Among the lines of data below, reproduce only those from the one with "Emit a LaTeX" through the one with "minimum width=2.54cm, minimum", exactly as they stand, both ends included.

DATASET RECORDS =
───

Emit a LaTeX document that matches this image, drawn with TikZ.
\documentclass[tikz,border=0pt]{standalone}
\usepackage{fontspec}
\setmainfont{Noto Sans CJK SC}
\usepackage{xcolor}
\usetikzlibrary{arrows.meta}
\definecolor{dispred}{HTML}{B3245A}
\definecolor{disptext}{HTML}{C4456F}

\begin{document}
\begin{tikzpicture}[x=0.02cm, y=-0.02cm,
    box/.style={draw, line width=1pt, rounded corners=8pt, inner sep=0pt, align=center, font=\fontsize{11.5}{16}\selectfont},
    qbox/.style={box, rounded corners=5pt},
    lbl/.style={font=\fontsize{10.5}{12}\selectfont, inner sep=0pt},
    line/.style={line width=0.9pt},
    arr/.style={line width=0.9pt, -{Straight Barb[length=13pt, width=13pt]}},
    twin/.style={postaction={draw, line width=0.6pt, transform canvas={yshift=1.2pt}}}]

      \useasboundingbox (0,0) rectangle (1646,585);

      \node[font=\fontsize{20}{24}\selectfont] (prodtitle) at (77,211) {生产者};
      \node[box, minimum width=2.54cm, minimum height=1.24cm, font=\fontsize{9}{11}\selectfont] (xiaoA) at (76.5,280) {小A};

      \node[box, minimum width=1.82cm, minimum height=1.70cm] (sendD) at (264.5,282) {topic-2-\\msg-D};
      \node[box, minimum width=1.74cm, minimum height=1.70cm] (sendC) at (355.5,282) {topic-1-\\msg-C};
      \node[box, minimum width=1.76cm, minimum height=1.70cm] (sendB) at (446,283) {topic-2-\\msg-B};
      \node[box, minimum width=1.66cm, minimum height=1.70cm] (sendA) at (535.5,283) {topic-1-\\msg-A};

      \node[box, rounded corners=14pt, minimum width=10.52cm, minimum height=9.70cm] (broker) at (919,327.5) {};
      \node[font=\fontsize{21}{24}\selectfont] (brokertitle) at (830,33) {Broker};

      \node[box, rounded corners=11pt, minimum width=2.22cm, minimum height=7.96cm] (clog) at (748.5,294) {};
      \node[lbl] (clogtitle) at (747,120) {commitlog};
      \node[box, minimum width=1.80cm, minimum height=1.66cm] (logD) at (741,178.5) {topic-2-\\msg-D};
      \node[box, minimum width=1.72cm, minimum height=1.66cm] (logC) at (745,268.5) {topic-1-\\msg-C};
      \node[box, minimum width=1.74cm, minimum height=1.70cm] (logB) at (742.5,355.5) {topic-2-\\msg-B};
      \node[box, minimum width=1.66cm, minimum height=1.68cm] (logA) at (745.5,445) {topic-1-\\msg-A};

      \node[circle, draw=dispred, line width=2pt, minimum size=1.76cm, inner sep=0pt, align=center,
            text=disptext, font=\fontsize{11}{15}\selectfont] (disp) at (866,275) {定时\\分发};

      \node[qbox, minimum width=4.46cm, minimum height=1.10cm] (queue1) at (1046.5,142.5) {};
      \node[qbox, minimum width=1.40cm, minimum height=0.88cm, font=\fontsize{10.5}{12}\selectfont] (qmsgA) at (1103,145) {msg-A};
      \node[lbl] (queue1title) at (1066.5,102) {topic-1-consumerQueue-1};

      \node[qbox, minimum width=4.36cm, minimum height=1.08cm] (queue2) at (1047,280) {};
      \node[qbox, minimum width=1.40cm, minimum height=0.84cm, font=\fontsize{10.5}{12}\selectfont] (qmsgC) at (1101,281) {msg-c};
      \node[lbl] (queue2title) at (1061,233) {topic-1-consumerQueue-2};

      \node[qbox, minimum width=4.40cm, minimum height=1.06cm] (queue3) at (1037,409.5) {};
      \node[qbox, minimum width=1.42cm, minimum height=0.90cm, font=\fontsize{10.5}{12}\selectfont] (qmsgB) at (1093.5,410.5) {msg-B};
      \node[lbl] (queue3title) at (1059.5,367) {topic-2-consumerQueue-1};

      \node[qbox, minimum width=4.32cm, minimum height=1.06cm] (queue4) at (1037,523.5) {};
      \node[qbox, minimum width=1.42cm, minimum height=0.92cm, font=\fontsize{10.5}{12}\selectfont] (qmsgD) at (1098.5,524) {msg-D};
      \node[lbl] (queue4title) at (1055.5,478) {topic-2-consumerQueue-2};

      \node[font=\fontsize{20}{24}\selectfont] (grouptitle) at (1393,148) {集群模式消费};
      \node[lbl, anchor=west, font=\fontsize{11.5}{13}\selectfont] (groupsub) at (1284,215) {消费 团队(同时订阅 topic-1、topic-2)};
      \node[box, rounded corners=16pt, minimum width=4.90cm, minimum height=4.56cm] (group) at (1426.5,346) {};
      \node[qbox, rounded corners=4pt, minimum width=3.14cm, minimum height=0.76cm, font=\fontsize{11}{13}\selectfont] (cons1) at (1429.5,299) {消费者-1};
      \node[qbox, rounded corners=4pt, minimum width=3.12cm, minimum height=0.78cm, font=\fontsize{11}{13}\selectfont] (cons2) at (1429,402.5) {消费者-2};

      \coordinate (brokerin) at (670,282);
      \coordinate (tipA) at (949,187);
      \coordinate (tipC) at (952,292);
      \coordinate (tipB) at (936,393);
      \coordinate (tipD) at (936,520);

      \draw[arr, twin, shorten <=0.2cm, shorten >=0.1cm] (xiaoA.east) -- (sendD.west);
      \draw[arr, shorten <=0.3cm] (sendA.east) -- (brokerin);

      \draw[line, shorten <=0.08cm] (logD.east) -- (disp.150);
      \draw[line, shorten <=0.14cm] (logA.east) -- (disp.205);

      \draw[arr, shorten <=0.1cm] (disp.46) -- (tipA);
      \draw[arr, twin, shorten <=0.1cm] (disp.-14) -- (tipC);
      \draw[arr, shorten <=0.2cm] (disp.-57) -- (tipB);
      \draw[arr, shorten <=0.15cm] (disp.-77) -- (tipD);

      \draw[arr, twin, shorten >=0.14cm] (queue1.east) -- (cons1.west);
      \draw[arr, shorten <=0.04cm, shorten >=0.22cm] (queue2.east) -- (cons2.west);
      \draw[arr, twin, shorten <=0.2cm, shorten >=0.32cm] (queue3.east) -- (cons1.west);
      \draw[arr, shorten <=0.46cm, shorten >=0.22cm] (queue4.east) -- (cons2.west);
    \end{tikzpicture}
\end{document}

───

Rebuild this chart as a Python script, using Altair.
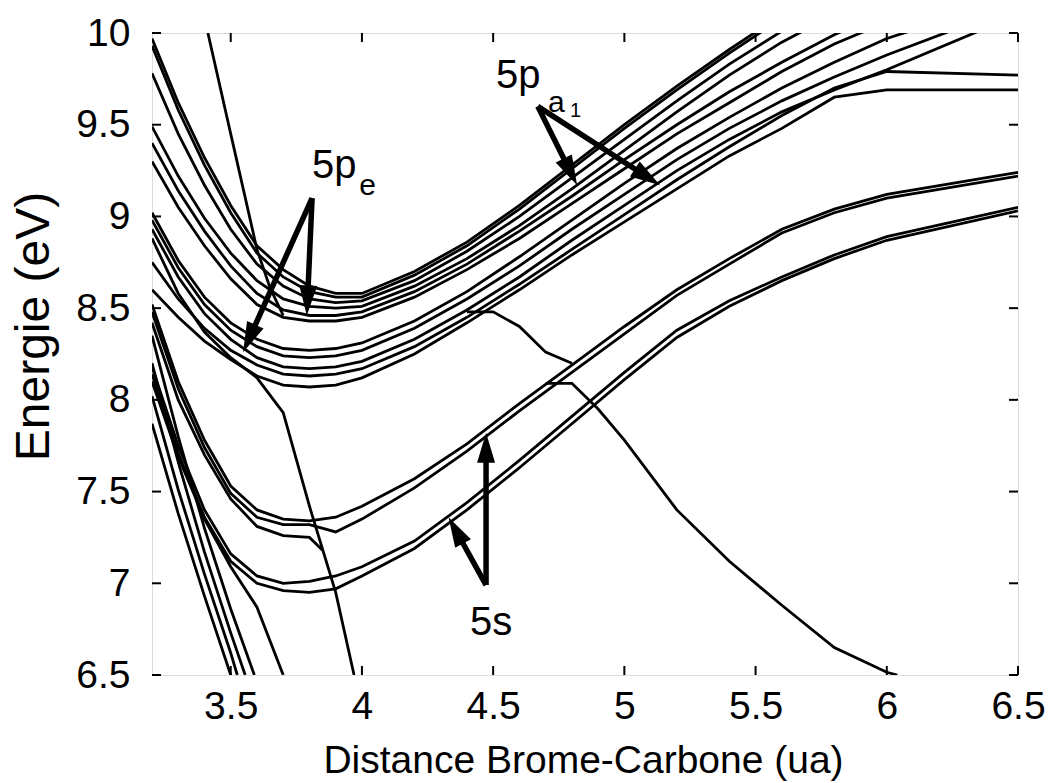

───

WORKED ANSWER =
Emit a LaTeX document that matches this image, drawn with TikZ.
\documentclass[tikz,border=0pt]{standalone}
\usepackage{fontspec}
\setmainfont{Noto Sans CJK SC}
\usepackage{xcolor}
\usetikzlibrary{arrows.meta}
\definecolor{dispred}{HTML}{B3245A}
\definecolor{disptext}{HTML}{C4456F}

\begin{document}
\begin{tikzpicture}[x=0.02cm, y=-0.02cm,
    box/.style={draw, line width=1pt, rounded corners=8pt, inner sep=0pt, align=center, font=\fontsize{11.5}{16}\selectfont},
    qbox/.style={box, rounded corners=5pt},
    lbl/.style={font=\fontsize{10.5}{12}\selectfont, inner sep=0pt},
    line/.style={line width=0.9pt},
    arr/.style={line width=0.9pt, -{Straight Barb[length=13pt, width=13pt]}},
    twin/.style={postaction={draw, line width=0.6pt, transform canvas={yshift=1.2pt}}}]

      \useasboundingbox (0,0) rectangle (1646,585);

      \node[font=\fontsize{20}{24}\selectfont] (prodtitle) at (77,211) {生产者};
      \node[box, minimum width=2.54cm, minimum height=1.24cm, font=\fontsize{9}{11}\selectfont] (xiaoA) at (76.5,280) {小A};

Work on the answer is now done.